Ormstown murder, a sidelight
A woman was murdered this week in Ormstown, and her father has been arrested. The reason I’m posting this story is secondary. In this La Presse piece, a neighbour is quoted as saying how quiet and peaceful the town usually is, then “Ça arrive à Montréal d’habitude, ce genre d’affaires là !”
I keep track of incidents on a Google map, and have been struck this year by a pattern. If you activate two layers – island homicides and off-island homicides – you’ll notice that men have been getting killed in the city, while women get killed in the suburbs. I don’t know whether this is a persistent pattern – a lot of the city homicides are seemingly gang‑related – or just a matter of chance this year. But Mme Ormstown was making an unfair generalization.



Chris 11:27 on 2024-05-17 Permalink
>“Ça arrive à Montréal d’habitude, ce genre d’affaires là !”
Well she’s not wrong, is she?

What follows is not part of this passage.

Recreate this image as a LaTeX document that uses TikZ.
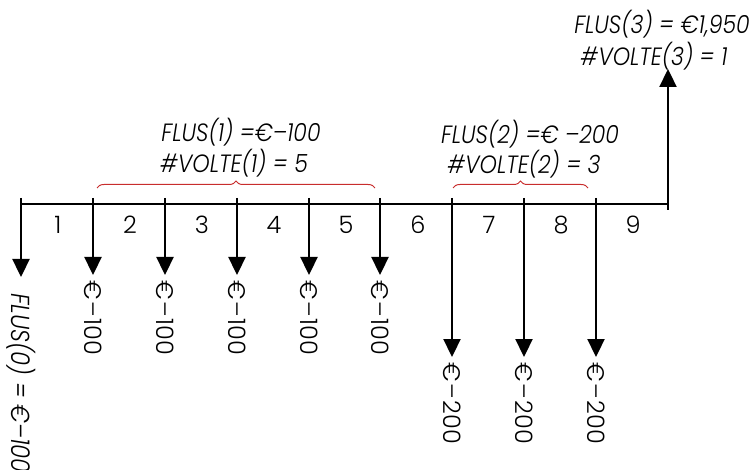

But the reason is likely simply due to there being way more people in Montreal. Per capita, it’s probably similar everywhere.
Nicholas 11:32 on 2024-05-17 Permalink
Also of note is there are as many murders on-island as off-island (11). The idea that cities are dangerous is pervasive, and based on faulty statistics (though it depends on the city). So far this year Ormstown has had 50x the murder rate of Montreal Island, but that’s just an artifact of murders being rare events that must be whole numbers and Ormstown having 1/500th the population. If the rates were the same, Ormstown would go 15 more years without a murder, and people would feel safe there even though the rate is the same. But all the other small towns would, on average, get their share of murders until it looped around.
Humans are just bad at statistics, news doesn’t help, and this person probably rarely goes into the city and believes everything in the JdM.
Kate, as to your point, maybe it’s a trend, I’d believe it though would love a study. But it’s also long been true that if you’re not in a gang the most likely way you’ll get murdered is by your family or someone you know. (To be fair, I guess gangs are also family, in a way.)